Reproduce all the lines below exactly and omit the images.

> Data block
※
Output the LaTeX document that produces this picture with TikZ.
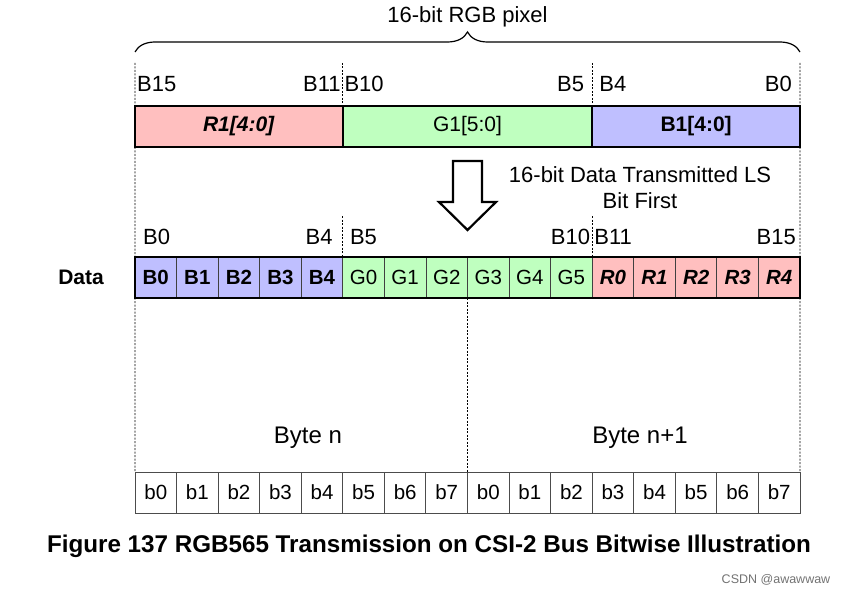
\documentclass[tikz,border=0pt]{standalone}
\usepackage{fontspec}
\setmainfont{Liberation Sans}
\usetikzlibrary{positioning}
\usetikzlibrary{decorations.pathreplacing}

\definecolor{redfill}{RGB}{255,191,191}
\definecolor{greenfill}{RGB}{191,255,191}
\definecolor{bluefill}{RGB}{191,191,255}

\tikzset{
  pixbox/.style={draw, line width=1.4pt, outer sep=0pt, inner sep=0pt, minimum height=41pt, font=\fontsize{21}{25}\selectfont},
  datacell/.style={draw=black!75, line width=0.8pt, outer sep=0pt, inner sep=0pt, minimum width=41.5625pt, minimum height=41pt, font=\fontsize{20.5}{24}\selectfont},
  bitcell/.style={draw=black!70, line width=1pt, outer sep=0pt, inner sep=0pt, minimum width=41.5625pt, minimum height=41pt, font=\fontsize{20.5}{24}\selectfont},
  bitlbl/.style={inner sep=0pt, font=\fontsize{22}{26}\selectfont},
  guide/.style={line width=0.9pt, dash pattern=on 2pt off 1.5pt},
}

\begin{document}
\begin{tikzpicture}[x=1pt, y=-1pt]
        \useasboundingbox[fill=white] (0,0) rectangle (845,596);
        % Define nodes
        % the 16-bit pixel
        \node[pixbox, fill=redfill, minimum width=207.8125pt](rpix) at (238.906,126.5){\textbf{\textit{R1[4:0]}}}; %
        \node[pixbox, fill=greenfill, minimum width=249.375pt, right=0pt of rpix](gpix){G1[5:0]}; %
        \node[pixbox, fill=bluefill, minimum width=207.8125pt, right=0pt of gpix](bpix){\textbf{B1[4:0]}}; %

        \node[bitlbl, anchor=base west, xshift=2pt](lp15) at ([yshift=14pt]rpix.north west){B15};
        \node[bitlbl, anchor=base east, xshift=-2pt](lp11) at ([yshift=14pt]rpix.north east){B11};
        \node[bitlbl, anchor=base west, xshift=1.5pt](lp10) at ([yshift=14pt]gpix.north west){B10};
        \node[bitlbl, anchor=base east, xshift=-8pt](lp5) at ([yshift=14pt]gpix.north east){B5};
        \node[bitlbl, anchor=base west, xshift=7pt](lp4) at ([yshift=14pt]bpix.north west){B4};
        \node[bitlbl, anchor=base east, xshift=-8pt](lp0) at ([yshift=14pt]bpix.north east){B0};

        \draw[decorate, decoration={brace, amplitude=20pt}, line width=1.2pt] ([yshift=54pt]rpix.north west) -- ([yshift=54pt]bpix.north east);
        \node[bitlbl](pixlbl) at (467.5,17){16-bit RGB pixel};

        % transmission arrow
        \draw[line width=2.2pt, fill=white] (453,161) -- (482,161) -- (482,202) -- (496,202) -- (467.5,230) -- (439,202) -- (453,202) -- cycle;
        \node[bitlbl, align=center](txlbl) at (640,187.5){16-bit Data Transmitted LS\\Bit First};

        % data row
        \foreach \i in {0,...,4}
          \node[datacell, fill=bluefill](d\i) at ({135+(\i+0.5)*41.5625},277.5){\textbf{B\i}};
        \foreach \i [evaluate=\i as \k using int(\i+5)] in {0,...,5}
          \node[datacell, fill=greenfill](d\k) at ({135+(\k+0.5)*41.5625},277.5){G\i};
        \foreach \i [evaluate=\i as \k using int(\i+11)] in {0,...,4}
          \node[datacell, fill=redfill](d\k) at ({135+(\k+0.5)*41.5625},277.5){\textbf{\textit{R\i}}};
        \draw[line width=2.6pt] (d0.north west) rectangle (d15.south east);
        \node[bitlbl, font=\fontsize{21}{25}\selectfont\bfseries, left=31pt of d0](datalbl){Data};

        \node[bitlbl, anchor=base west, xshift=8pt](ld0) at ([yshift=13pt]d0.north west){B0};
        \node[bitlbl, anchor=base east, xshift=-10pt](ld4) at ([yshift=13pt]d4.north east){B4};
        \node[bitlbl, anchor=base west, xshift=7pt](ld5) at ([yshift=13pt]d5.north west){B5};
        \node[bitlbl, anchor=base east, xshift=-2pt](ld10) at ([yshift=13pt]d10.north east){B10};
        \node[bitlbl, anchor=base west, xshift=2pt](ld11) at ([yshift=13pt]d11.north west){B11};
        \node[bitlbl, anchor=base east, xshift=-4pt](ld15) at ([yshift=13pt]d15.north east){B15};

        % bytes on the bus
        \foreach \i [evaluate=\i as \bitno using {int(mod(\i,8))}] in {0,...,15}
          \node[bitcell](bit\i) at ({135+(\i+0.5)*41.5625},492.5){b\bitno};
        \node[bitlbl, font=\fontsize{24}{28}\selectfont](byte0) at (308,438){Byte n};
        \node[bitlbl, font=\fontsize{24}{28}\selectfont](byte1) at (640,438){Byte n+1};

        % guide lines
        \draw[guide] ([yshift=43pt]rpix.north west) -- (bit0.north west);
        \draw[guide] ([yshift=43pt]rpix.north east) -- (rpix.north east);
        \draw[guide] ([yshift=43pt]bpix.north west) -- (bpix.north west);
        \draw[guide] ([yshift=43pt]bpix.north east) -- (bit15.north east);
        \draw[guide] ([yshift=41pt]d5.north west) -- (d5.north west);
        \draw[guide] ([yshift=41pt]d11.north west) -- (d11.north west);
        \draw[guide] (d8.south west) -- (bit8.north west);

        \node[bitlbl, font=\fontsize{24.2}{28}\selectfont\bfseries](caption) at (429,546){Figure 137 RGB565 Transmission on CSI-2 Bus Bitwise Illustration};
        \node[bitlbl, font=\fontsize{12.5}{15}\selectfont, text=black!55](mark) at (776,580){CSDN @awawwaw};
\end{tikzpicture}
\end{document}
※
> Task answer
Output the LaTeX document that produces this picture with TikZ.
\documentclass[tikz,border=0pt]{standalone}
\usepackage{fontspec}
\setmainfont{Liberation Sans}
\usetikzlibrary{positioning}
\usetikzlibrary{decorations.pathreplacing}

\definecolor{redfill}{RGB}{255,191,191}
\definecolor{greenfill}{RGB}{191,255,191}
\definecolor{bluefill}{RGB}{191,191,255}

\tikzset{
  pixbox/.style={draw, line width=1.4pt, outer sep=0pt, inner sep=0pt, minimum height=41pt, font=\fontsize{21}{25}\selectfont},
  datacell/.style={draw=black!75, line width=0.8pt, outer sep=0pt, inner sep=0pt, minimum width=41.5625pt, minimum height=41pt, font=\fontsize{20.5}{24}\selectfont},
  bitcell/.style={draw=black!70, line width=1pt, outer sep=0pt, inner sep=0pt, minimum width=41.5625pt, minimum height=41pt, font=\fontsize{20.5}{24}\selectfont},
  bitlbl/.style={inner sep=0pt, font=\fontsize{22}{26}\selectfont},
  guide/.style={line width=0.9pt, dash pattern=on 2pt off 1.5pt},
}

\begin{document}
\begin{tikzpicture}[x=1pt, y=-1pt]
        \useasboundingbox[fill=white] (0,0) rectangle (845,596);
        % Define nodes
        % the 16-bit pixel
        \node[pixbox, fill=redfill, minimum width=207.8125pt](rpix) at (238.906,126.5){\textbf{\textit{R1[4:0]}}}; %
        \node[pixbox, fill=greenfill, minimum width=249.375pt, right=0pt of rpix](gpix){G1[5:0]}; %
        \node[pixbox, fill=bluefill, minimum width=207.8125pt, right=0pt of gpix](bpix){\textbf{B1[4:0]}}; %

        \node[bitlbl, anchor=base west, xshift=2pt](lp15) at ([yshift=14pt]rpix.north west){B15};
        \node[bitlbl, anchor=base east, xshift=-2pt](lp11) at ([yshift=14pt]rpix.north east){B11};
        \node[bitlbl, anchor=base west, xshift=1.5pt](lp10) at ([yshift=14pt]gpix.north west){B10};
        \node[bitlbl, anchor=base east, xshift=-8pt](lp5) at ([yshift=14pt]gpix.north east){B5};
        \node[bitlbl, anchor=base west, xshift=7pt](lp4) at ([yshift=14pt]bpix.north west){B4};
        \node[bitlbl, anchor=base east, xshift=-8pt](lp0) at ([yshift=14pt]bpix.north east){B0};

        \draw[decorate, decoration={brace, amplitude=20pt}, line width=1.2pt] ([yshift=54pt]rpix.north west) -- ([yshift=54pt]bpix.north east);
        \node[bitlbl](pixlbl) at (467.5,17){16-bit RGB pixel};

        % transmission arrow
        \draw[line width=2.2pt, fill=white] (453,161) -- (482,161) -- (482,202) -- (496,202) -- (467.5,230) -- (439,202) -- (453,202) -- cycle;
        \node[bitlbl, align=center](txlbl) at (640,187.5){16-bit Data Transmitted LS\\Bit First};

        % data row
        \foreach \i in {0,...,4}
          \node[datacell, fill=bluefill](d\i) at ({135+(\i+0.5)*41.5625},277.5){\textbf{B\i}};
        \foreach \i [evaluate=\i as \k using int(\i+5)] in {0,...,5}
          \node[datacell, fill=greenfill](d\k) at ({135+(\k+0.5)*41.5625},277.5){G\i};
        \foreach \i [evaluate=\i as \k using int(\i+11)] in {0,...,4}
          \node[datacell, fill=redfill](d\k) at ({135+(\k+0.5)*41.5625},277.5){\textbf{\textit{R\i}}};
        \draw[line width=2.6pt] (d0.north west) rectangle (d15.south east);
        \node[bitlbl, font=\fontsize{21}{25}\selectfont\bfseries, left=31pt of d0](datalbl){Data};

        \node[bitlbl, anchor=base west, xshift=8pt](ld0) at ([yshift=13pt]d0.north west){B0};
        \node[bitlbl, anchor=base east, xshift=-10pt](ld4) at ([yshift=13pt]d4.north east){B4};
        \node[bitlbl, anchor=base west, xshift=7pt](ld5) at ([yshift=13pt]d5.north west){B5};
        \node[bitlbl, anchor=base east, xshift=-2pt](ld10) at ([yshift=13pt]d10.north east){B10};
        \node[bitlbl, anchor=base west, xshift=2pt](ld11) at ([yshift=13pt]d11.north west){B11};
        \node[bitlbl, anchor=base east, xshift=-4pt](ld15) at ([yshift=13pt]d15.north east){B15};

        % bytes on the bus
        \foreach \i [evaluate=\i as \bitno using {int(mod(\i,8))}] in {0,...,15}
          \node[bitcell](bit\i) at ({135+(\i+0.5)*41.5625},492.5){b\bitno};
        \node[bitlbl, font=\fontsize{24}{28}\selectfont](byte0) at (308,438){Byte n};
        \node[bitlbl, font=\fontsize{24}{28}\selectfont](byte1) at (640,438){Byte n+1};

        % guide lines
        \draw[guide] ([yshift=43pt]rpix.north west) -- (bit0.north west);
        \draw[guide] ([yshift=43pt]rpix.north east) -- (rpix.north east);
        \draw[guide] ([yshift=43pt]bpix.north west) -- (bpix.north west);
        \draw[guide] ([yshift=43pt]bpix.north east) -- (bit15.north east);
        \draw[guide] ([yshift=41pt]d5.north west) -- (d5.north west);
        \draw[guide] ([yshift=41pt]d11.north west) -- (d11.north west);
        \draw[guide] (d8.south west) -- (bit8.north west);

        \node[bitlbl, font=\fontsize{24.2}{28}\selectfont\bfseries](caption) at (429,546){Figure 137 RGB565 Transmission on CSI-2 Bus Bitwise Illustration};
        \node[bitlbl, font=\fontsize{12.5}{15}\selectfont, text=black!55](mark) at (776,580){CSDN @awawwaw};
\end{tikzpicture}
\end{document}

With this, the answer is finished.